«Abbiamo sbagliato a confessare» Olindo e Rosa, l’ultima battaglia

Carcere di Opera, l’ex netturbino all’ergastolo dopo la sentenza definitiva della Cassazione punta alla revisione: speriamo di uscirne di Gabriele Moroni

I coniugi Rosa Bazzi e Olindo Romano, condannati all’ergastolo

I coniugi Rosa Bazzi e Olindo Romano, condannati all’ergastolo

Erba, 28 giugno 2015 - La voce di Olindo Romano dal carcere di Opera. Appesa alla speranza che il lavoro dei difensori riesca a riannodare il filo esilissimo che conduce alla revisione e un nuovo processo. Le sentenze sono state inequivocabili, grevi come macigni. La condanna all’ergastolo è stata resa definitiva dal pronunciamento della Cassazione: l’ex netturbino e la moglie Rosa Bazzi sono i carnefici della strage di Erba, la notte degli orrori dell’11 dicembre del 2006, quando, in un condominio di via Diaz grande come un falansterio, vennero trucidati Raffaella Castagna, il suo bambino Youssef, di due anni, la madre Paola Galli, la vicina Valeria Cherubini, mentre il marito di quest’ultima, Mario Frigerio, si salvò solo perché una malformazione della carotide deviò il coltello dell’assassino che gli trapassava la gola.

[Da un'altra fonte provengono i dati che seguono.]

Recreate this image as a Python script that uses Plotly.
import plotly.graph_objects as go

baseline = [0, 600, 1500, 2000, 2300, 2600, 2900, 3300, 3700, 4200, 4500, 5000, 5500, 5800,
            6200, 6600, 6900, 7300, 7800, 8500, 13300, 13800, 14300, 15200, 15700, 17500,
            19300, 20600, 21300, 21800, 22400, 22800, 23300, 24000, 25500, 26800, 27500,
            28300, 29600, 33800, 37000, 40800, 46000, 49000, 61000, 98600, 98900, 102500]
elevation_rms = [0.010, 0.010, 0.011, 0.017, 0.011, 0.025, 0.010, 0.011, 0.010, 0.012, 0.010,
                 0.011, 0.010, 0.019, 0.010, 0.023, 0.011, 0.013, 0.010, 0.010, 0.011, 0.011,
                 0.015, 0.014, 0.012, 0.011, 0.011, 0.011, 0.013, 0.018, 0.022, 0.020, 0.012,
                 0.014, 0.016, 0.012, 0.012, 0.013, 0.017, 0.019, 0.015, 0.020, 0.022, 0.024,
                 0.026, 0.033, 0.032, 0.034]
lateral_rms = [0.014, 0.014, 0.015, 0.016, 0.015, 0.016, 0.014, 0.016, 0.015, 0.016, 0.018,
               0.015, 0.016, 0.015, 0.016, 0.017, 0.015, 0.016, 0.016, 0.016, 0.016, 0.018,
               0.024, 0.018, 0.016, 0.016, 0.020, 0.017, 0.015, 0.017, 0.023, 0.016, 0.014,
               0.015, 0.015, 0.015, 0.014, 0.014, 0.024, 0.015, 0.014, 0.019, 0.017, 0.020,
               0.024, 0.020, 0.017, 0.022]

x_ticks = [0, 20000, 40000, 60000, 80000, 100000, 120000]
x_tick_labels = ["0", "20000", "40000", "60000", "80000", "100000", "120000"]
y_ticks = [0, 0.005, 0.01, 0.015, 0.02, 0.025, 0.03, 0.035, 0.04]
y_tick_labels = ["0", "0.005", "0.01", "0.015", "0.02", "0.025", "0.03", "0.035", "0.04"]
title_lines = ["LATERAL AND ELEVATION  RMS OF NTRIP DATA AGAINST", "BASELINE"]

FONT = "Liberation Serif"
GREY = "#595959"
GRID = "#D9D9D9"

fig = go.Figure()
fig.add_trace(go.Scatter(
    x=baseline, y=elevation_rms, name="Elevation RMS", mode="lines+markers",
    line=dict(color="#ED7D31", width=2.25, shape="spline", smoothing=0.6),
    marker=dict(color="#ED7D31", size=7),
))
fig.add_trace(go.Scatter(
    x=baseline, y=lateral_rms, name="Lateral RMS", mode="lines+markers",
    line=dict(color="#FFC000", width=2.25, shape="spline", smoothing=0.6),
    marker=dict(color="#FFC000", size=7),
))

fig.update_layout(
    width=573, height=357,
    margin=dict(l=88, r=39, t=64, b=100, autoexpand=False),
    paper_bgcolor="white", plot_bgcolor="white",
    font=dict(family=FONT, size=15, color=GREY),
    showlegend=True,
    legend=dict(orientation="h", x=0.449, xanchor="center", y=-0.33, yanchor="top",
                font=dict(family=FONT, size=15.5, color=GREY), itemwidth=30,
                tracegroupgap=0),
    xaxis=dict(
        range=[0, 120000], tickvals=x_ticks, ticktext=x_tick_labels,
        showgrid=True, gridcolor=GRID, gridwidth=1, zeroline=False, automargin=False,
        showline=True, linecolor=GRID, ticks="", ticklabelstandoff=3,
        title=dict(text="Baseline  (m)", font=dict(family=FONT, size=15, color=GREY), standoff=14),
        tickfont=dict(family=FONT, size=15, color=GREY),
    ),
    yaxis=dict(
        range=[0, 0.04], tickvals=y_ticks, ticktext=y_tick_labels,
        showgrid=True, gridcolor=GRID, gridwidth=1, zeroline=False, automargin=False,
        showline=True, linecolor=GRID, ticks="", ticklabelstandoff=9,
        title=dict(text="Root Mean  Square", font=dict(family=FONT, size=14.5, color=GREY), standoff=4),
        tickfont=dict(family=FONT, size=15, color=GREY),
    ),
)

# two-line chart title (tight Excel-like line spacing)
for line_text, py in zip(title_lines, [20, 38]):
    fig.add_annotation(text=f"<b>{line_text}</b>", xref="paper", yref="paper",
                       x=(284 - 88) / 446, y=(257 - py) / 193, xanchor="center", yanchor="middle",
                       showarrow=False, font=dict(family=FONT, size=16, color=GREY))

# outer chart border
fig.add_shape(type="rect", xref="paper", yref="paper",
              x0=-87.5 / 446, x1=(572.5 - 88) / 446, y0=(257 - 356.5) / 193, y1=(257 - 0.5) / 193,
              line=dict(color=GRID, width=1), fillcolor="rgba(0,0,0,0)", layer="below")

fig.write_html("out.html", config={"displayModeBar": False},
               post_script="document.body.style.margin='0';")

Signor Romano, spera nella revisione? «La nostra difesa sta lavorando bene alla revisione del processo. Certamente, dopo tutto speriamo che si giunga a rimediare all’errore giudiziario fatto nei nostri confronti».

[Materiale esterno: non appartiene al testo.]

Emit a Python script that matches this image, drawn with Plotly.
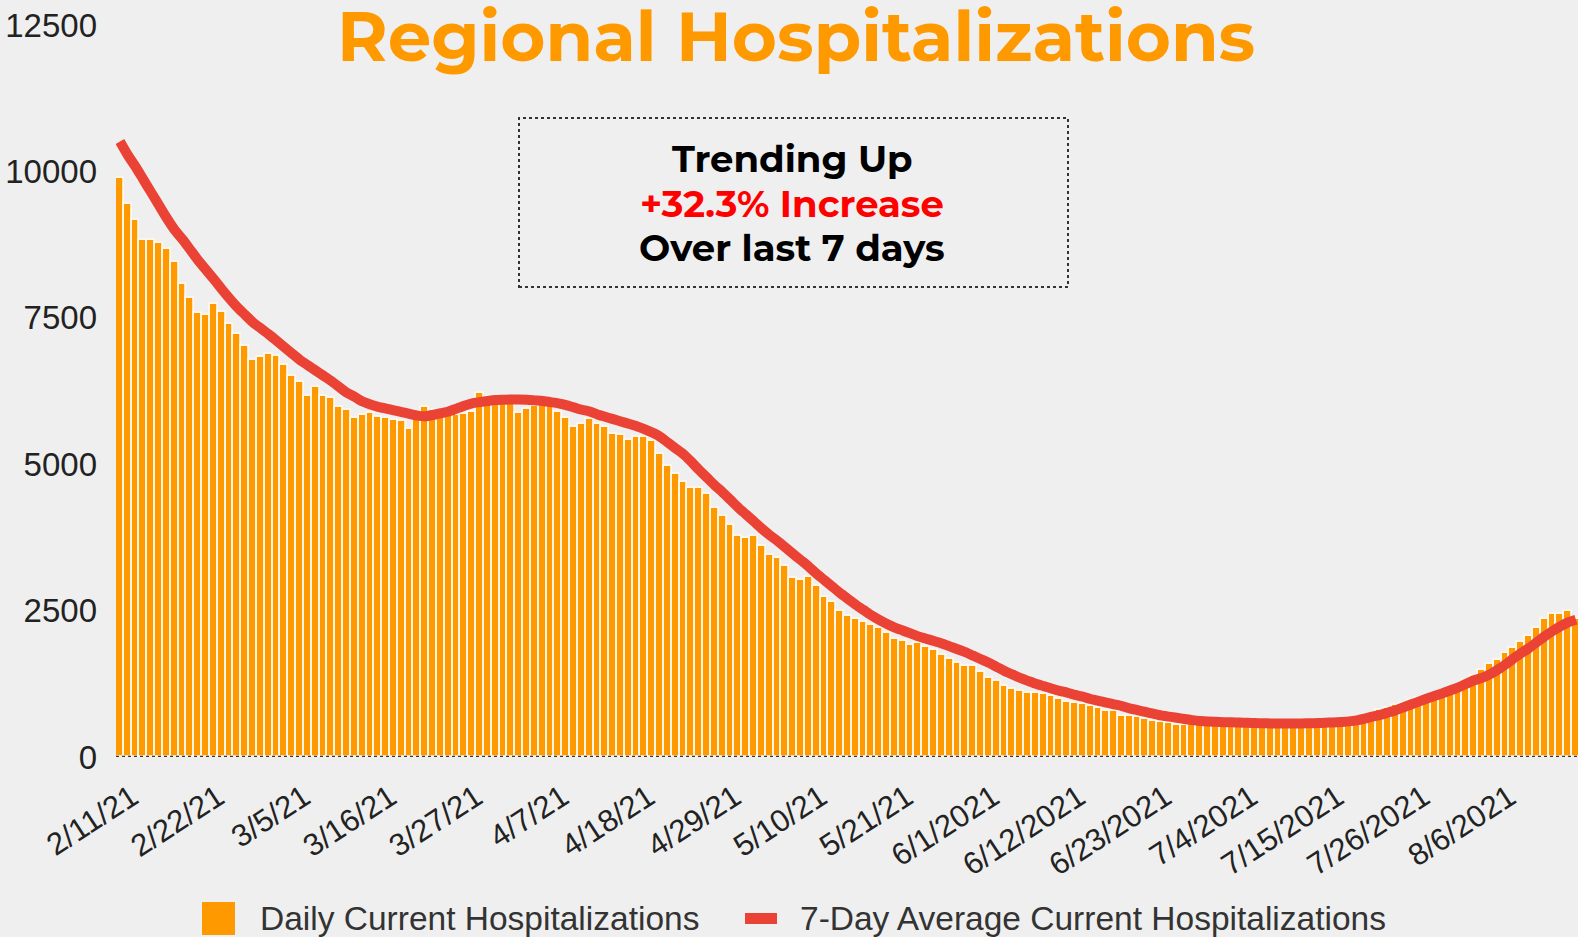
import pandas as pd
import plotly.graph_objects as go

# ---- data -------------------------------------------------------------
start_date = "2021-02-11"

daily_hosp = [
    9880, 9440, 9170, 8830, 8830, 8780, 8680, 8450, 8080, 7830,
    7590, 7550, 7730, 7600, 7400, 7220, 7020, 6780, 6830, 6880,
    6840, 6690, 6510, 6410, 6170, 6310, 6170, 6130, 5980, 5930,
    5790, 5840, 5870, 5800, 5790, 5760, 5730, 5600, 5800, 5970,
    5920, 5800, 5850, 5840, 5860, 5900, 6220, 6150, 6050, 6060,
    6040, 5880, 5950, 6000, 6010, 5990, 5900, 5790, 5640, 5680,
    5770, 5680, 5630, 5510, 5500, 5420, 5460, 5460, 5390, 5170,
    4970, 4840, 4700, 4590, 4590, 4490, 4250, 4110, 3960, 3780,
    3740, 3780, 3600, 3450, 3400, 3270, 3060, 3030, 3070, 2920,
    2730, 2640, 2500, 2400, 2350, 2310, 2260, 2200, 2120, 2020,
    1980, 1920, 1950, 1880, 1830, 1740, 1680, 1600, 1550, 1550,
    1450, 1350, 1290, 1210, 1160, 1120, 1100, 1090, 1070, 1040,
    990, 940, 920, 900, 870, 840, 780, 780, 700, 700,
    690, 650, 610, 600, 580, 550, 540, 570, 560, 575,
    580, 565, 570, 585, 575, 560, 570, 580, 565, 575,
    580, 570, 585, 590, 580, 595, 600, 610, 620, 680,
    740, 800, 840, 880, 920, 980, 1000, 1040, 1080, 1120,
    1160, 1220, 1310, 1390, 1490, 1580, 1650, 1770, 1860, 1960,
    2060, 2200, 2350, 2450, 2450, 2490, 2350,
]

avg_7day = [
    10510, 10280, 10080, 9860, 9640, 9420, 9200, 9000, 8840, 8660,
    8480, 8320, 8160, 7990, 7830, 7680, 7550, 7420, 7320, 7220,
    7110, 7000, 6890, 6780, 6690, 6600, 6510, 6420, 6320, 6220,
    6150, 6070, 6020, 5980, 5950, 5920, 5890, 5860, 5830, 5820,
    5840, 5870, 5900, 5950, 6000, 6040, 6060, 6080, 6095, 6100,
    6105, 6105, 6100, 6090, 6080, 6060, 6040, 6010, 5970, 5930,
    5900, 5850, 5810, 5770, 5730, 5690, 5650, 5600, 5540, 5470,
    5370, 5270, 5170, 5040, 4900, 4770, 4640, 4520, 4390, 4260,
    4140, 4020, 3900, 3790, 3690, 3580, 3470, 3360, 3250, 3130,
    3020, 2910, 2800, 2700, 2600, 2510, 2420, 2340, 2270, 2210,
    2160, 2110, 2060, 2020, 1980, 1940, 1890, 1840, 1790, 1730,
    1670, 1610, 1540, 1470, 1410, 1350, 1300, 1250, 1210, 1170,
    1130, 1100, 1060, 1030, 990, 960, 930, 900, 870, 830,
    800, 770, 740, 710, 690, 670, 650, 630, 615, 605,
    600, 595, 592, 588, 585, 580, 577, 574, 572, 570,
    571, 573, 576, 580, 585, 590, 598, 608, 625, 655,
    690, 720, 760, 800, 850, 900, 950, 1000, 1045, 1090,
    1140, 1190, 1250, 1310, 1350, 1410, 1490, 1580, 1680, 1772,
    1860, 1960, 2060, 2150, 2230, 2300, 2345,
]

tick_dates = ["2021-02-11", "2021-02-22", "2021-03-05", "2021-03-16",
              "2021-03-27", "2021-04-07", "2021-04-18", "2021-04-29",
              "2021-05-10", "2021-05-21", "2021-06-01", "2021-06-12",
              "2021-06-23", "2021-07-04", "2021-07-15", "2021-07-26",
              "2021-08-06"]
tick_labels = ["2/11/21", "2/22/21", "3/5/21", "3/16/21", "3/27/21",
               "4/7/21", "4/18/21", "4/29/21", "5/10/21", "5/21/21",
               "6/1/2021", "6/12/2021", "6/23/2021", "7/4/2021",
               "7/15/2021", "7/26/2021", "8/6/2021"]

y_ticks = [0, 2500, 5000, 7500, 10000, 12500]
y_tick_labels = ["0", "2500", "5000", "7500", "10000", "12500"]

title_text = "Regional Hospitalizations"
callout_lines = ["Trending Up", "+32.3% Increase", "Over last 7 days"]
legend_labels = ["Daily Current Hospitalizations",
                 "7-Day Average Current Hospitalizations"]

# ---- styling ----------------------------------------------------------
ORANGE = "#FF9900"
RED_LINE = "#EA4335"
BG = "#EFEFEF"
AXIS_FONT = "Liberation Sans, Arial, sans-serif"
HEAD_FONT = "Montserrat, Inter, sans-serif"

FIG_W, FIG_H = 1578, 937
M_L, M_R, M_T, M_B = 116, 0, 25, 180
PLOT_W = FIG_W - M_L - M_R
PLOT_H = FIG_H - M_T - M_B


def px_x(x):
    return (x - M_L) / PLOT_W


def px_y(y):
    return (M_T + PLOT_H - y) / PLOT_H


dates = pd.date_range(start_date, periods=len(daily_hosp), freq="D")
day_px = 7.828
x_start = dates[0] - pd.Timedelta(hours=12)
x_end = x_start + pd.Timedelta(days=PLOT_W / day_px)

fig = go.Figure()
fig.add_trace(go.Bar(
    x=dates, y=daily_hosp, name=legend_labels[0],
    marker=dict(color=ORANGE, line=dict(color="#FFF7EA", width=1.8)),
    showlegend=False,
))
fig.add_trace(go.Scatter(
    x=dates, y=avg_7day, name=legend_labels[1], mode="lines",
    line=dict(color=RED_LINE, width=10, shape="spline", smoothing=0.6),
    showlegend=False,
))

shapes = [
    # dotted baseline
    dict(type="line", xref="paper", yref="y", x0=0, x1=1, y0=0, y1=0,
         line=dict(color="#333333", width=2.5, dash="dot"), layer="above"),
    # callout frame
    dict(type="rect", xref="paper", yref="paper",
         x0=px_x(519), x1=px_x(1068), y0=px_y(287), y1=px_y(118),
         line=dict(color="#333333", width=2, dash="dot"),
         fillcolor="rgba(0,0,0,0)", layer="above"),
    # legend swatches
    dict(type="rect", xref="paper", yref="paper",
         x0=px_x(202), x1=px_x(235), y0=px_y(935), y1=px_y(902),
         line=dict(width=0), fillcolor=ORANGE),
    dict(type="rect", xref="paper", yref="paper",
         x0=px_x(745), x1=px_x(777), y0=px_y(924), y1=px_y(913),
         line=dict(width=0), fillcolor=RED_LINE),
]

callout_y = [158, 203, 247]
callout_colors = ["#000000", "#FF0000", "#000000"]

annotations = [
    dict(text=f"<b>{title_text}</b>", xref="paper", yref="paper",
         x=px_x(796), y=px_y(36), xanchor="center", yanchor="middle",
         showarrow=False, font=dict(family=HEAD_FONT, size=69, color=ORANGE)),
    dict(text=legend_labels[0], xref="paper", yref="paper",
         x=px_x(258), y=px_y(918), xanchor="left", yanchor="middle",
         showarrow=False, font=dict(family=AXIS_FONT, size=33.5, color="#333333")),
    dict(text=legend_labels[1], xref="paper", yref="paper",
         x=px_x(798), y=px_y(918), xanchor="left", yanchor="middle",
         showarrow=False, font=dict(family=AXIS_FONT, size=33.5, color="#333333")),
]
for line_text, ly, lc in zip(callout_lines, callout_y, callout_colors):
    annotations.append(dict(
        text=f"<b>{line_text}</b>", xref="paper", yref="paper",
        x=px_x(792), y=px_y(ly), xanchor="center", yanchor="middle",
        showarrow=False, font=dict(family=HEAD_FONT, size=37, color=lc)))

fig.update_layout(
    width=FIG_W, height=FIG_H,
    margin=dict(l=M_L, r=M_R, t=M_T, b=M_B, pad=0),
    paper_bgcolor=BG, plot_bgcolor=BG,
    bargap=0.0,
    shapes=shapes, annotations=annotations,
    xaxis=dict(
        type="date", range=[x_start, x_end],
        tickvals=tick_dates, ticktext=tick_labels, tickangle=-33,
        showgrid=False, zeroline=False, showline=False, ticks="",
        ticklabelshift=12, ticklabelstandoff=15,
        tickfont=dict(family=AXIS_FONT, size=31, color="#222222"),
    ),
    yaxis=dict(
        range=[0, 12500], tickvals=y_ticks, ticktext=y_tick_labels,
        showgrid=False, zeroline=False, showline=False, ticks="",
        ticklabelstandoff=18,
        tickfont=dict(family=AXIS_FONT, size=33, color="#222222"),
    ),
)

fig.write_html("out.html")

Tutti si chiedono perché, dopo avere confessato, avete ritrattato. Perché? «Ho ritrattato semplicemente perché non avendo detto la verità, ho deciso di dirla. Cioè che non eravamo noi gli autori della strage. Inizialmente, sbagliando, ho pensato che fosse il minore dei mali (confessare - ndr), visto il quadro che ci era stato prospettato. La stessa cosa ha pensato Rosa e siamo finiti nei guai».

Come vive oggi? Come trascorre le sue giornate? «Oggi vivo male, guardando avanti, in attesa che le cose cambino. Intanto passo tre ore come giardiniere, un’ora all’aria, due nell’orto, un’altra in saletta a giocare a carte. Dopo cena qualche lavoretto domestico, la corrispondenza ed è passata la giornata».

Tempo fa i giornali hanno pubblicato che ha ideato una particolare scacchiera per il gioco della dama «Dama da una parte e scacchiera dall’altra, ideata quando non avevo niente da fare. Ci si può giocare in due, tre e in quattro. Per un po’ ci giocavo da solo, poi l’ho messa nel cassetto».

Sua moglie. Vivevate in assoluta simbiosi. Come sono, oggi, i vostri colloqui? «I nostri colloqui, tre ogni mese, sempre al venerdì, punto di riferimento in attesa che ci mettano nello stesso “collegio“, se non altro».

Cosa vorrebbe dire alla famiglia Castagna? Carlo Castagna, padre, marito e nonno di tre delle vittime, ha espresso il desiderio di incontrarvi per quello che dovrebbe essere un momento di raccoglimento. «Al signor Castagna non saprei cosa dire, visto che ci ritiene responsabili della perdita dei suoi familiari. Senza essere polemico, trovo strana questa sua insistenza nel volere venire a trovarci, come il fatto, diciamo così, di pubblicizzare il suo perdono. Penso che i momenti di raccoglimento devono essere personali e privati, come il perdono che si raggiunge non nell’immediatezza, ma con il tempo».

Azouz Marzouk, il tunisino marito di Raffaella Castagna e padre di Youssef, si è schierato in vostra difesa. Questo l’ha stupita? Le ha fatto piacere? «Azouz non mi ha stupito, mi ha fatto piacere. Penso che già da molto tempo aveva capito che non c’entravamo, arrivando poi alla conclusione che conosciamo».

Riesce a vedere un futuro davanti a sé? «Un futuro lo vedo, come sarà non posso saperlo. Questo grazie alle tante persone che ci sono vicine e ci aiutano. Li ringraziamo tutti di cuore. Concludendo, nella vita ci sono cose che ti cerchi e altre che purtroppo ti vengono a cercare. Speriamo in bene».